Officials for US president George Bush have admitted that an unknown number of emails at the centre of a political row over the firing of eight government lawyers have been deleted.
White House spokesperson Scott Stanzel admitted that some officials may have used party-political email accounts maintained by the Republican National Committee to discuss official government business.
The US Congress – controlled by the Democrats – has been pressing for details of the Republican party email accounts used by around 20 White House officials as part of a probe into the firing of the eight lawyers. Congress representatives are seeking to prove that the sackings were political.
But Stanzel said some of the emails may have been lost because the Republican National Committee has a policy of deleting emails from its accounts approximately once a month – although emails from non-political White House accounts are automatically archived.
“Some official emails have potentially been lost and that is a mistake the White House is aggressively working to correct,” Stanzel admitted. He added that the possibility that some mail relating to the firings might have been deleted “can’t be ruled out”.
Martin Baldock, operations director at Kroll Ontrack Legal Technologies, said IT managers at UK organisations could learn from the White House’s experience. Businesses “certainly should have a policy” governing the use of employee’s own email accounts – including webmail services such as Microsoft’s Hotmail – at work. “The question mark is over people using the ‘wring’ system for government business. That’s a policy thing rather than an IT thing.”

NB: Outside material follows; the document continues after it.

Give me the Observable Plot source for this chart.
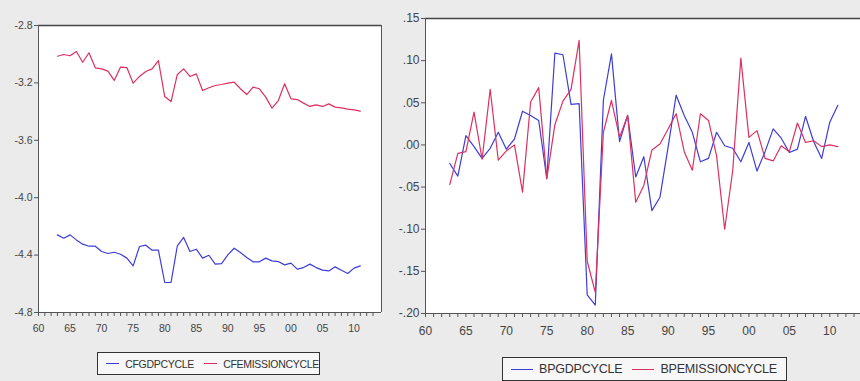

He added: “There is a back-up issue here about the way deleted emails are deleted.” In many organisations, “back-ups are done more for business continuity than for an investigation in the future”, he said. “But in very sensitive or regulated industries, many of our clients are now looking at proper ways of archiving and indexing emails. There are modern systems that will extract from Outlook or whatever, archive it, store it and allow you to retrieve it instantly.”
Such systems were safer than relying on archives made by employees with their email clients, because they could be configured to capture all email, even when it was deleted on local hard drives.